WHAT YOU HAVE TO DO —
Your task is to output the listing word for word, with pictures excluded.

INFORMATION PROVIDED —
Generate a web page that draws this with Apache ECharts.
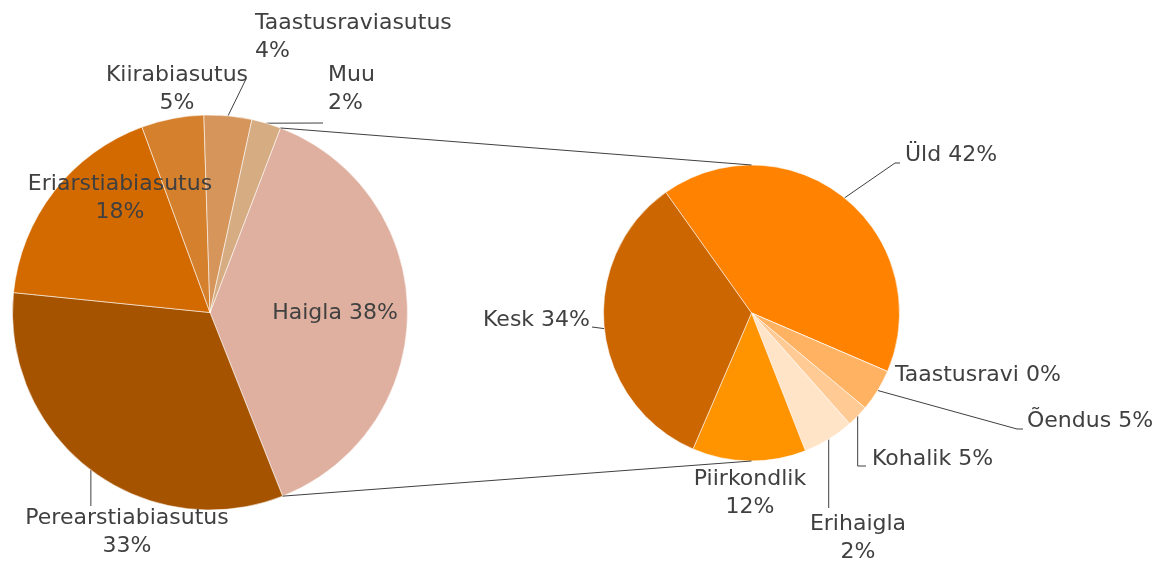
<!DOCTYPE html>
<html><head><meta charset="utf-8">
<script src="https://cdn.jsdelivr.net/npm/echarts@6/dist/echarts.min.js"></script>
<style>html,body{margin:0;padding:0;background:#fff}#c{width:1167px;height:563px}</style>
</head><body><div id="c"></div>
<script>
// ---- data ----
const leftNames = ['Haigla','Perearstiabiasutus','Eriarstiabiasutus','Kiirabiasutus','Taastusraviasutus','Muu'];
const leftValues = [38.2, 32.6, 17.8, 5.1, 3.9, 2.4];
const leftPct = ['38%','33%','18%','5%','4%','2%'];
const rightNames = ['Üld','Taastusravi','Õendus','Kohalik','Erihaigla','Piirkondlik','Kesk'];
const rightValues = [41.3, 0, 4.6, 2.4, 5.6, 12.4, 33.7];
const rightPct = ['42%','0%','5%','5%','2%','12%','34%'];

// ---- style / layout ----
const leftColors = ['#DFB09F','#A65300','#D36A00','#D5802D','#D6955A','#D6AC82'];
const rightColors = ['#FF8200','#FFA040','#FFB262','#FFCA94','#FFE4C8','#FF9300','#CC6600'];
const L = {cx:210, cy:312.5, r:197.5, start:69.1};
const R = {cx:751.5, cy:313, r:148, start:125.4};
const textColor = '#404040';
const fontFamily = 'DejaVu Sans';
const fontSize = 22;
const lineH = 28;

// label placement (x,y anchor; align; break into two lines; leader-line bend points)
const leftLab = [
  {x:335, y:313, align:'center', br:false, line:null},
  {x:127, y:532, align:'center', br:true, line:'v', end:506},
  {x:120, y:198, align:'center', br:true, line:null},
  {x:177, y:89, align:'center', br:true, line:null},
  {x:255, y:37, align:'left', br:true, line:[[246,79]]},
  {x:328, y:89, align:'left', br:true, line:[[323,123]]}
];
const rightLab = [
  {x:905, y:155, align:'left', br:false, line:[[895,163],[900,163]]},
  {x:895, y:375, align:'left', br:false, line:null},
  {x:1027, y:421, align:'left', br:false, line:[[1017,429],[1023,429]]},
  {x:872, y:459, align:'left', br:false, line:'vh', end:466, endX:866},
  {x:858, y:538, align:'center', br:true, line:'v', end:508},
  {x:750, y:493, align:'center', br:true, line:null},
  {x:590, y:320, align:'right', br:false, line:[[592,327]]}
];

function edgePt(c, ang) {
  const a = ang * Math.PI / 180;
  return [c.cx + c.r * Math.sin(a), c.cy - c.r * Math.cos(a)];
}
function midAngles(c, vals) {
  const tot = vals.reduce((a, b) => a + b, 0);
  let acc = 90 - c.start;
  return vals.map(v => { const m = acc + 180 * v / tot; acc += 360 * v / tot; return m; });
}
const leftMid = midAngles(L, leftValues);
const rightMid = midAngles(R, rightValues);

function makeLayout(c, mids, labs) {
  return function (p) {
    const s = labs[p.dataIndex];
    const out = {x: s.x, y: s.y, align: s.align, verticalAlign: 'middle'};
    if (s.line) {
      const e = edgePt(c, mids[p.dataIndex]);
      let pts;
      if (s.line === 'v') pts = [e, [e[0], s.end], [e[0], s.end]];
      else if (s.line === 'vh') pts = [e, [e[0], s.end], [s.endX, s.end]];
      else pts = [e].concat(s.line);
      if (pts.length < 3) pts.push(pts[pts.length - 1]);
      out.labelLinePoints = pts;
    }
    return out;
  };
}

function buildData(names, vals, pcts, cols, labs) {
  return names.map((n, i) => ({
    name: n, value: vals[i],
    itemStyle: {color: cols[i]},
    label: {formatter: n + (labs[i].br ? '\n' : ' ') + pcts[i], align: labs[i].align},
    labelLine: {show: !!labs[i].line}
  }));
}

const labelBase = {show: true, position: 'outside', color: textColor, fontFamily, fontSize, lineHeight: lineH};
const lineBase = {show: true, length: 10, length2: 10, smooth: false, lineStyle: {color: textColor, width: 1}};

const tot = leftValues.reduce((a, b) => a + b, 0);
const a0 = 90 - L.start, a1 = a0 + 360 * leftValues[0] / tot;
const p0 = edgePt(L, a0), p1 = edgePt(L, a1);

const chart = echarts.init(document.getElementById('c'), null, {renderer: 'canvas'});
chart.setOption({
  backgroundColor: '#fff',
  animation: false,
  series: [
    {
      type: 'pie', center: [L.cx, L.cy], radius: L.r, startAngle: L.start,
      avoidLabelOverlap: false, silent: true,
      itemStyle: {borderColor: 'rgba(255,255,255,0.55)', borderWidth: 1},
      label: labelBase, labelLine: lineBase,
      labelLayout: makeLayout(L, leftMid, leftLab),
      data: buildData(leftNames, leftValues, leftPct, leftColors, leftLab)
    },
    {
      type: 'pie', center: [R.cx, R.cy], radius: R.r, startAngle: R.start,
      avoidLabelOverlap: false, silent: true,
      itemStyle: {borderColor: 'rgba(255,255,255,0.55)', borderWidth: 1},
      label: labelBase, labelLine: lineBase,
      labelLayout: makeLayout(R, rightMid, rightLab),
      data: buildData(rightNames, rightValues, rightPct, rightColors, rightLab)
    }
  ],
  graphic: [
    {type: 'line', z: 100, shape: {x1: p0[0], y1: p0[1], x2: R.cx, y2: R.cy - R.r}, style: {stroke: textColor, lineWidth: 1}},
    {type: 'line', z: 100, shape: {x1: p1[0], y1: p1[1], x2: R.cx, y2: R.cy + R.r}, style: {stroke: textColor, lineWidth: 1}}
  ]
});
</script>
</body></html>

EXPECTED ANSWER —
Generate a web page that draws this with Apache ECharts.
<!DOCTYPE html>
<html><head><meta charset="utf-8">
<script src="https://cdn.jsdelivr.net/npm/echarts@6/dist/echarts.min.js"></script>
<style>html,body{margin:0;padding:0;background:#fff}#c{width:1167px;height:563px}</style>
</head><body><div id="c"></div>
<script>
// ---- data ----
const leftNames = ['Haigla','Perearstiabiasutus','Eriarstiabiasutus','Kiirabiasutus','Taastusraviasutus','Muu'];
const leftValues = [38.2, 32.6, 17.8, 5.1, 3.9, 2.4];
const leftPct = ['38%','33%','18%','5%','4%','2%'];
const rightNames = ['Üld','Taastusravi','Õendus','Kohalik','Erihaigla','Piirkondlik','Kesk'];
const rightValues = [41.3, 0, 4.6, 2.4, 5.6, 12.4, 33.7];
const rightPct = ['42%','0%','5%','5%','2%','12%','34%'];

// ---- style / layout ----
const leftColors = ['#DFB09F','#A65300','#D36A00','#D5802D','#D6955A','#D6AC82'];
const rightColors = ['#FF8200','#FFA040','#FFB262','#FFCA94','#FFE4C8','#FF9300','#CC6600'];
const L = {cx:210, cy:312.5, r:197.5, start:69.1};
const R = {cx:751.5, cy:313, r:148, start:125.4};
const textColor = '#404040';
const fontFamily = 'DejaVu Sans';
const fontSize = 22;
const lineH = 28;

// label placement (x,y anchor; align; break into two lines; leader-line bend points)
const leftLab = [
  {x:335, y:313, align:'center', br:false, line:null},
  {x:127, y:532, align:'center', br:true, line:'v', end:506},
  {x:120, y:198, align:'center', br:true, line:null},
  {x:177, y:89, align:'center', br:true, line:null},
  {x:255, y:37, align:'left', br:true, line:[[246,79]]},
  {x:328, y:89, align:'left', br:true, line:[[323,123]]}
];
const rightLab = [
  {x:905, y:155, align:'left', br:false, line:[[895,163],[900,163]]},
  {x:895, y:375, align:'left', br:false, line:null},
  {x:1027, y:421, align:'left', br:false, line:[[1017,429],[1023,429]]},
  {x:872, y:459, align:'left', br:false, line:'vh', end:466, endX:866},
  {x:858, y:538, align:'center', br:true, line:'v', end:508},
  {x:750, y:493, align:'center', br:true, line:null},
  {x:590, y:320, align:'right', br:false, line:[[592,327]]}
];

function edgePt(c, ang) {
  const a = ang * Math.PI / 180;
  return [c.cx + c.r * Math.sin(a), c.cy - c.r * Math.cos(a)];
}
function midAngles(c, vals) {
  const tot = vals.reduce((a, b) => a + b, 0);
  let acc = 90 - c.start;
  return vals.map(v => { const m = acc + 180 * v / tot; acc += 360 * v / tot; return m; });
}
const leftMid = midAngles(L, leftValues);
const rightMid = midAngles(R, rightValues);

function makeLayout(c, mids, labs) {
  return function (p) {
    const s = labs[p.dataIndex];
    const out = {x: s.x, y: s.y, align: s.align, verticalAlign: 'middle'};
    if (s.line) {
      const e = edgePt(c, mids[p.dataIndex]);
      let pts;
      if (s.line === 'v') pts = [e, [e[0], s.end], [e[0], s.end]];
      else if (s.line === 'vh') pts = [e, [e[0], s.end], [s.endX, s.end]];
      else pts = [e].concat(s.line);
      if (pts.length < 3) pts.push(pts[pts.length - 1]);
      out.labelLinePoints = pts;
    }
    return out;
  };
}

function buildData(names, vals, pcts, cols, labs) {
  return names.map((n, i) => ({
    name: n, value: vals[i],
    itemStyle: {color: cols[i]},
    label: {formatter: n + (labs[i].br ? '\n' : ' ') + pcts[i], align: labs[i].align},
    labelLine: {show: !!labs[i].line}
  }));
}

const labelBase = {show: true, position: 'outside', color: textColor, fontFamily, fontSize, lineHeight: lineH};
const lineBase = {show: true, length: 10, length2: 10, smooth: false, lineStyle: {color: textColor, width: 1}};

const tot = leftValues.reduce((a, b) => a + b, 0);
const a0 = 90 - L.start, a1 = a0 + 360 * leftValues[0] / tot;
const p0 = edgePt(L, a0), p1 = edgePt(L, a1);

const chart = echarts.init(document.getElementById('c'), null, {renderer: 'canvas'});
chart.setOption({
  backgroundColor: '#fff',
  animation: false,
  series: [
    {
      type: 'pie', center: [L.cx, L.cy], radius: L.r, startAngle: L.start,
      avoidLabelOverlap: false, silent: true,
      itemStyle: {borderColor: 'rgba(255,255,255,0.55)', borderWidth: 1},
      label: labelBase, labelLine: lineBase,
      labelLayout: makeLayout(L, leftMid, leftLab),
      data: buildData(leftNames, leftValues, leftPct, leftColors, leftLab)
    },
    {
      type: 'pie', center: [R.cx, R.cy], radius: R.r, startAngle: R.start,
      avoidLabelOverlap: false, silent: true,
      itemStyle: {borderColor: 'rgba(255,255,255,0.55)', borderWidth: 1},
      label: labelBase, labelLine: lineBase,
      labelLayout: makeLayout(R, rightMid, rightLab),
      data: buildData(rightNames, rightValues, rightPct, rightColors, rightLab)
    }
  ],
  graphic: [
    {type: 'line', z: 100, shape: {x1: p0[0], y1: p0[1], x2: R.cx, y2: R.cy - R.r}, style: {stroke: textColor, lineWidth: 1}},
    {type: 'line', z: 100, shape: {x1: p1[0], y1: p1[1], x2: R.cx, y2: R.cy + R.r}, style: {stroke: textColor, lineWidth: 1}}
  ]
});
</script>
</body></html>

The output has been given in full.